• THE TASK: From the records below, please print only the lines from the one containing "Clone this chart in Plotly." through the one containing "return 1 - (y - T) / ph", both included. Skip the pictures.
──────── INPUT FOR THIS TASK
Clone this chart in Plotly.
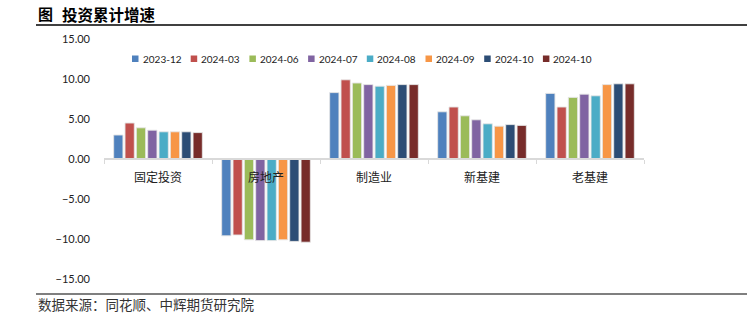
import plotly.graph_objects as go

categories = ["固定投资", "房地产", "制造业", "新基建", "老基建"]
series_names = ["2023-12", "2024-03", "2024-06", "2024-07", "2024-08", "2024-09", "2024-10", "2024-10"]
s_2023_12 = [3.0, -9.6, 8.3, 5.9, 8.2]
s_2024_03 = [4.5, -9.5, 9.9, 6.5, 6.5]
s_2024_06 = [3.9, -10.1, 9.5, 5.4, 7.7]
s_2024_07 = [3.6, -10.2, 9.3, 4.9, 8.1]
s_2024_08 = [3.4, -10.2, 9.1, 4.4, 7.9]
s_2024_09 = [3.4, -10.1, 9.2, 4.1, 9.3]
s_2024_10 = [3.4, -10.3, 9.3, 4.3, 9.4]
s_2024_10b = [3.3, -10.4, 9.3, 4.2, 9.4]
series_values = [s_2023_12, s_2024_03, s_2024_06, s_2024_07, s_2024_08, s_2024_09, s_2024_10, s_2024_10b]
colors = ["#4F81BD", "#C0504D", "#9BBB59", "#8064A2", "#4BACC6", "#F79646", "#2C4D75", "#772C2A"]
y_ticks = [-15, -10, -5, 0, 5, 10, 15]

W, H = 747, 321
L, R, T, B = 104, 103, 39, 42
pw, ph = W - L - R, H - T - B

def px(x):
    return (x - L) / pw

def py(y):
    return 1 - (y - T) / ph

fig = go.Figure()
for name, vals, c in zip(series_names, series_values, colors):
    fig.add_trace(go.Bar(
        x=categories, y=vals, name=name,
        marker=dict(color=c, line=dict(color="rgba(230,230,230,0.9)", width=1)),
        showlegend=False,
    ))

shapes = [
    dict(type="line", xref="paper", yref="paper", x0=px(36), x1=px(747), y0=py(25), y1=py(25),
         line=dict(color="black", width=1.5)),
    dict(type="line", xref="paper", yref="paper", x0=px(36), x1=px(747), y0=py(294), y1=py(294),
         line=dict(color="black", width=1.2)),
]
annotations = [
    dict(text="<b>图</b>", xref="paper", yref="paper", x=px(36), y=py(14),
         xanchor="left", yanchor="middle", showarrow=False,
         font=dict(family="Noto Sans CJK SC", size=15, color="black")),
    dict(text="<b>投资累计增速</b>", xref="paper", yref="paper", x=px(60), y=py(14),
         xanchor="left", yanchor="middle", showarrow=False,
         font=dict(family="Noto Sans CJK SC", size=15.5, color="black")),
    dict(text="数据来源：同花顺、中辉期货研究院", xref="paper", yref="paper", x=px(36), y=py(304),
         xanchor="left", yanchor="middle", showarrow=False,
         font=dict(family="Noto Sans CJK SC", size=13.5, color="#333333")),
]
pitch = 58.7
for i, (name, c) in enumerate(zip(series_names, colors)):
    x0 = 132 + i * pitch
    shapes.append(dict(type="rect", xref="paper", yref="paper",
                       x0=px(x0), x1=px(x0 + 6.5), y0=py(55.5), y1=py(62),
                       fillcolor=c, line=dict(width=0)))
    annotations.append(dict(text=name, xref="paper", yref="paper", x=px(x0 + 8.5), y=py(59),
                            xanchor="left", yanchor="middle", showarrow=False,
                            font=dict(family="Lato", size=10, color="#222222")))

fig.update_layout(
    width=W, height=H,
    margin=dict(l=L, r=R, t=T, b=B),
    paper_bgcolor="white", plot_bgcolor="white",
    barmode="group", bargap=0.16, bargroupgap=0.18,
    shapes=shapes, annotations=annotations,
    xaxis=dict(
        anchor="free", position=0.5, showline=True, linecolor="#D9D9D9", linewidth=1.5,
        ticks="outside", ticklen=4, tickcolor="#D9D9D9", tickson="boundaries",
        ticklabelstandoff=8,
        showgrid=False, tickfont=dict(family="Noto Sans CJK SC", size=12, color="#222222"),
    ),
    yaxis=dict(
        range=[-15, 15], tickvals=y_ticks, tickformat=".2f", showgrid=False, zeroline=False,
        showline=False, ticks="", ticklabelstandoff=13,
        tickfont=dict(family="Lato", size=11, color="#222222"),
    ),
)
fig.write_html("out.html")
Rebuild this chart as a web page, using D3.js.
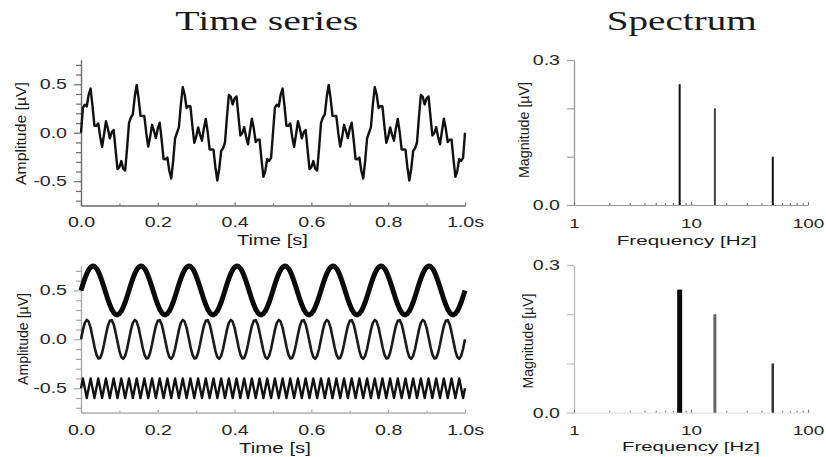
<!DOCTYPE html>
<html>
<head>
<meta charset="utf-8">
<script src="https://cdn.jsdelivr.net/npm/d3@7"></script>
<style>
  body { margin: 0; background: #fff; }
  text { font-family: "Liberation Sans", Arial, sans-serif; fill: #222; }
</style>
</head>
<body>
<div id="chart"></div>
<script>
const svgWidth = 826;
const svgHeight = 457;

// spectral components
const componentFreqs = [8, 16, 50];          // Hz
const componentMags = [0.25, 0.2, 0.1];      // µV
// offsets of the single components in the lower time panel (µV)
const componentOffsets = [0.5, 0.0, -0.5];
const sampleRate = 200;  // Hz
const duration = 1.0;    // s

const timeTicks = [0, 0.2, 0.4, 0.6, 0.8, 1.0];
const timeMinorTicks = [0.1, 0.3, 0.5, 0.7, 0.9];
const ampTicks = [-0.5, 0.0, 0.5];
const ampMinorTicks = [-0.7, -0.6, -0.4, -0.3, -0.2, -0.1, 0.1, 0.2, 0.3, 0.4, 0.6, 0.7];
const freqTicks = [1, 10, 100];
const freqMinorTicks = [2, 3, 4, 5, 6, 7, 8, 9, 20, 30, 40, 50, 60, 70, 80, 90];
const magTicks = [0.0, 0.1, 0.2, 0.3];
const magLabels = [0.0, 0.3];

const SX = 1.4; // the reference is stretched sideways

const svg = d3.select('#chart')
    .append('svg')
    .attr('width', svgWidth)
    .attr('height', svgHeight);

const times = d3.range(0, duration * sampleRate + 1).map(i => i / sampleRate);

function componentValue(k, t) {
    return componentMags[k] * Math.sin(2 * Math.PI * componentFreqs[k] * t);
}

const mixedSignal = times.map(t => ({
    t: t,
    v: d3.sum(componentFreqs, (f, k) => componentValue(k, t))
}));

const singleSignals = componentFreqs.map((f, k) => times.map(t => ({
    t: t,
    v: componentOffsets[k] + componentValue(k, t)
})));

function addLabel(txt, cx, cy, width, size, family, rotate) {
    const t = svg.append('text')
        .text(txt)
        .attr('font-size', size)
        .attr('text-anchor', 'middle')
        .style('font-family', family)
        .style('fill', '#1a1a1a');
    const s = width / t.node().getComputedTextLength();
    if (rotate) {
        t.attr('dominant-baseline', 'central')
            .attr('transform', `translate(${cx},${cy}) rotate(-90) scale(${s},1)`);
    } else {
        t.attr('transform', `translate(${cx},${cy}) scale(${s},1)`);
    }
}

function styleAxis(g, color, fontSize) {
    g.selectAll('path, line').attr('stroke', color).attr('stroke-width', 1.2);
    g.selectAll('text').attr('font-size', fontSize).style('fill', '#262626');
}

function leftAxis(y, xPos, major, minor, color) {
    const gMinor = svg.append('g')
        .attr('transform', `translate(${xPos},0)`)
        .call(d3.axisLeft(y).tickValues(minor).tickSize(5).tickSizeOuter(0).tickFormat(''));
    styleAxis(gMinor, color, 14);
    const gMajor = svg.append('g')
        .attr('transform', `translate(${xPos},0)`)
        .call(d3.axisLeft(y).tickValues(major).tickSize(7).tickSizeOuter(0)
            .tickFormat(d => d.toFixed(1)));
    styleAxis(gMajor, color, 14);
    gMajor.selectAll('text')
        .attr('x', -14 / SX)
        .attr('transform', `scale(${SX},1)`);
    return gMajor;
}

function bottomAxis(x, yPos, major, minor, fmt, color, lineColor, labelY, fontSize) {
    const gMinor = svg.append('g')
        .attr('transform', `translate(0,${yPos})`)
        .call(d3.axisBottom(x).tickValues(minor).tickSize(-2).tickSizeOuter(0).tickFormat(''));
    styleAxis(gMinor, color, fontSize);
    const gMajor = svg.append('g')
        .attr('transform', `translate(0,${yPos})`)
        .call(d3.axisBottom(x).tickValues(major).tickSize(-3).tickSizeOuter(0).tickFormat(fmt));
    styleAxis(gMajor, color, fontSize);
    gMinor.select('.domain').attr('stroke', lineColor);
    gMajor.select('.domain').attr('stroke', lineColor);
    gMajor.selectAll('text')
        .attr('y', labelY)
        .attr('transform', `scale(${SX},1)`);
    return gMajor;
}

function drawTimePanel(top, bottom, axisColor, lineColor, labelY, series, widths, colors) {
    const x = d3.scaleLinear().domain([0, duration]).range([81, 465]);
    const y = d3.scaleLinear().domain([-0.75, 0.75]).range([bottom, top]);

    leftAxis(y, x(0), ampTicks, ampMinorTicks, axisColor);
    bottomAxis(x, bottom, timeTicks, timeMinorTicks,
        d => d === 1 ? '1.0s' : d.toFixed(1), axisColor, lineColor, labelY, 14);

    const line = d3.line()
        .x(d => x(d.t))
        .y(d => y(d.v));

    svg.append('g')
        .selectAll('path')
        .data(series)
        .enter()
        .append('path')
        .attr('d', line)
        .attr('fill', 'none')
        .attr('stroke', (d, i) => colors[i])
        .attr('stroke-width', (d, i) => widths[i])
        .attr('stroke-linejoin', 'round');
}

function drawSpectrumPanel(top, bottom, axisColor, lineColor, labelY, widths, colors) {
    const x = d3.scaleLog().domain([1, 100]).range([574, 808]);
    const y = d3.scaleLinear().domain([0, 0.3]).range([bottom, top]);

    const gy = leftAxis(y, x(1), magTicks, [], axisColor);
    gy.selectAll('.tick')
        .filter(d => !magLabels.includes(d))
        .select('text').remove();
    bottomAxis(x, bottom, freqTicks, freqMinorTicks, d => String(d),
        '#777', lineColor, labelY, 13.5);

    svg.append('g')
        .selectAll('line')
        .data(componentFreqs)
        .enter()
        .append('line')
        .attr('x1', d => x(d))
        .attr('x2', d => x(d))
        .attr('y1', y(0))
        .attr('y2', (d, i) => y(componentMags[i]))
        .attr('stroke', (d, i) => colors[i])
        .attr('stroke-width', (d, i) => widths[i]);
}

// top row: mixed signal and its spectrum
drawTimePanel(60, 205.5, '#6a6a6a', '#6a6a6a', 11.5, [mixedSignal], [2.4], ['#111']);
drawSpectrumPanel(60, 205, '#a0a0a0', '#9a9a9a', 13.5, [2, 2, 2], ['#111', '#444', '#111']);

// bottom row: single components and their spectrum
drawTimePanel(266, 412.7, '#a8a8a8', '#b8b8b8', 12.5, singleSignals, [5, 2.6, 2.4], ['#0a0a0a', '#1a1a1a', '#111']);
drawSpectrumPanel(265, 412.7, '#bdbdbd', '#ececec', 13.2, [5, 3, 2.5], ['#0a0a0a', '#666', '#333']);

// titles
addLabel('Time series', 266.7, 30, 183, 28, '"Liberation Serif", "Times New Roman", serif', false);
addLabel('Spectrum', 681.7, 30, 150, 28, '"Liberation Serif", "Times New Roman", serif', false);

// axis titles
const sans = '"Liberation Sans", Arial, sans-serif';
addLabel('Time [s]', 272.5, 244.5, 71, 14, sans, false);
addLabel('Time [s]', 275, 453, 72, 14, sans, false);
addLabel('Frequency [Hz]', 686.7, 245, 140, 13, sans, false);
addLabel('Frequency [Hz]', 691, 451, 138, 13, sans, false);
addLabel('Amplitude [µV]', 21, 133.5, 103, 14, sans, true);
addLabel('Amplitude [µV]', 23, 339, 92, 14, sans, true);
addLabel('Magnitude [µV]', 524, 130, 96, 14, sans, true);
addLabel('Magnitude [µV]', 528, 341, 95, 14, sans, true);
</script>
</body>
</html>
────────────────
──────── INPUT FOR THIS TASK
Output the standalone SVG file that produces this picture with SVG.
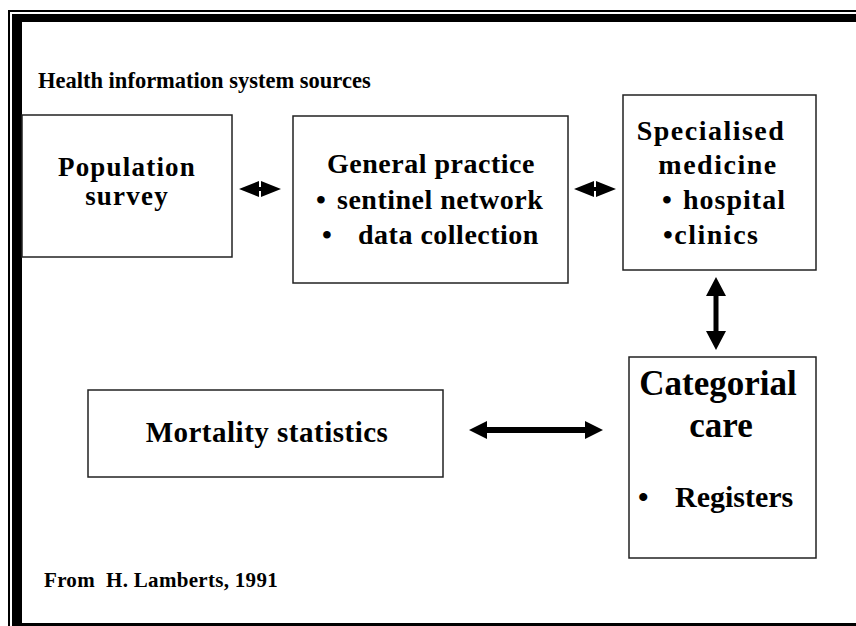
────────────────
──────── INPUT FOR THIS TASK
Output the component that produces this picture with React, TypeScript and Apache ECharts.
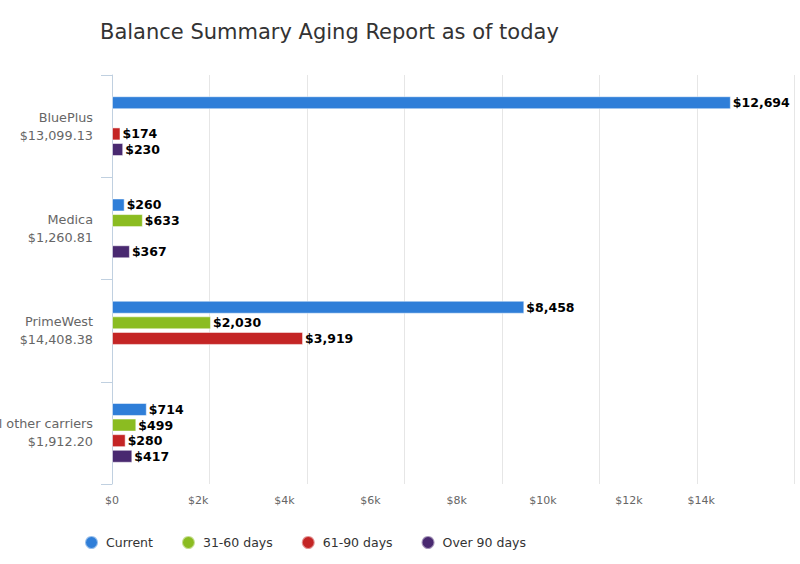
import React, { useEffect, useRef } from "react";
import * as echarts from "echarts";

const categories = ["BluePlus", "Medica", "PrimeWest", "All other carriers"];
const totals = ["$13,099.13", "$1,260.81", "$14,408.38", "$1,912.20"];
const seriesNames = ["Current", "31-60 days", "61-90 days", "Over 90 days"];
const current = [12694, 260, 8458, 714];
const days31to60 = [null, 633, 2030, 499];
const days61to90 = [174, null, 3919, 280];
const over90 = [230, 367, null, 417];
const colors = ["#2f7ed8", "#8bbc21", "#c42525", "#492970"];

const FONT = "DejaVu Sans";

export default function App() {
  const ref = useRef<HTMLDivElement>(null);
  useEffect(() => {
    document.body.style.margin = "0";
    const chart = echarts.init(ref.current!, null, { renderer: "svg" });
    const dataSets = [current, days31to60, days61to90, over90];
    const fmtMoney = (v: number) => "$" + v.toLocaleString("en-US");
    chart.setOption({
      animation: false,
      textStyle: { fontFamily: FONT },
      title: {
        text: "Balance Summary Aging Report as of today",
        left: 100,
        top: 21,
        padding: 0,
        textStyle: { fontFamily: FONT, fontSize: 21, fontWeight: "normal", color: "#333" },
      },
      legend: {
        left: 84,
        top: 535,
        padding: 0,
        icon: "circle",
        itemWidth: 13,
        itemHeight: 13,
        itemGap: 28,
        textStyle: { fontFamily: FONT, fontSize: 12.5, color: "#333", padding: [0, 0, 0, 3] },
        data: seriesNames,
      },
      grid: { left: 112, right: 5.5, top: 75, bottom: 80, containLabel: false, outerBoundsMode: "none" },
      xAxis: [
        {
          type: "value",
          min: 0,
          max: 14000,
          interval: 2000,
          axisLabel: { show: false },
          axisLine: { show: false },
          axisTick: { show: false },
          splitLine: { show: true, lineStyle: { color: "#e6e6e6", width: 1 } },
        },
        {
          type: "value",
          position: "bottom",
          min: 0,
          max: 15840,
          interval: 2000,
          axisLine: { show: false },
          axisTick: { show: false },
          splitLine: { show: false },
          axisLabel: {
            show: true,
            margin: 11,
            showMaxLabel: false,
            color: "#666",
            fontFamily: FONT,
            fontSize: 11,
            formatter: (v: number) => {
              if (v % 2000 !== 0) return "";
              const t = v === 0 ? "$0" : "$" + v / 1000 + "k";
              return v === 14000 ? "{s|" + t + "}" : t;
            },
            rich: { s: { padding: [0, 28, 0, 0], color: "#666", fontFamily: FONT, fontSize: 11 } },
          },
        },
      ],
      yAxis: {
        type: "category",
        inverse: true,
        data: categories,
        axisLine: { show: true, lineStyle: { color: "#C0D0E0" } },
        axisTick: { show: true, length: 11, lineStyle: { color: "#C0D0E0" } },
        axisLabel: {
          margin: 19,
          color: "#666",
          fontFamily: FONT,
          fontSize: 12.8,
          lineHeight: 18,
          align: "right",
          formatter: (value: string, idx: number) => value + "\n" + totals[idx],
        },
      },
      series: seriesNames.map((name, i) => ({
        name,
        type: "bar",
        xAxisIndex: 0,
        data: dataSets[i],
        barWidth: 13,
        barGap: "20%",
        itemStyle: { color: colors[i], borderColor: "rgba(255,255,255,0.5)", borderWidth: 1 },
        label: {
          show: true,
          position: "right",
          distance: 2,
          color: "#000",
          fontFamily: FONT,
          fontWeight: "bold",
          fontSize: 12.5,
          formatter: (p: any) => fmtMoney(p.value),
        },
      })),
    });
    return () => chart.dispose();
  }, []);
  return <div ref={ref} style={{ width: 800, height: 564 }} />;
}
────────────────
• OUTPUT FOR THIS EXERCISE:
Clone this chart in Plotly.
import plotly.graph_objects as go

categories = ["固定投资", "房地产", "制造业", "新基建", "老基建"]
series_names = ["2023-12", "2024-03", "2024-06", "2024-07", "2024-08", "2024-09", "2024-10", "2024-10"]
s_2023_12 = [3.0, -9.6, 8.3, 5.9, 8.2]
s_2024_03 = [4.5, -9.5, 9.9, 6.5, 6.5]
s_2024_06 = [3.9, -10.1, 9.5, 5.4, 7.7]
s_2024_07 = [3.6, -10.2, 9.3, 4.9, 8.1]
s_2024_08 = [3.4, -10.2, 9.1, 4.4, 7.9]
s_2024_09 = [3.4, -10.1, 9.2, 4.1, 9.3]
s_2024_10 = [3.4, -10.3, 9.3, 4.3, 9.4]
s_2024_10b = [3.3, -10.4, 9.3, 4.2, 9.4]
series_values = [s_2023_12, s_2024_03, s_2024_06, s_2024_07, s_2024_08, s_2024_09, s_2024_10, s_2024_10b]
colors = ["#4F81BD", "#C0504D", "#9BBB59", "#8064A2", "#4BACC6", "#F79646", "#2C4D75", "#772C2A"]
y_ticks = [-15, -10, -5, 0, 5, 10, 15]

W, H = 747, 321
L, R, T, B = 104, 103, 39, 42
pw, ph = W - L - R, H - T - B

def px(x):
    return (x - L) / pw

def py(y):
    return 1 - (y - T) / ph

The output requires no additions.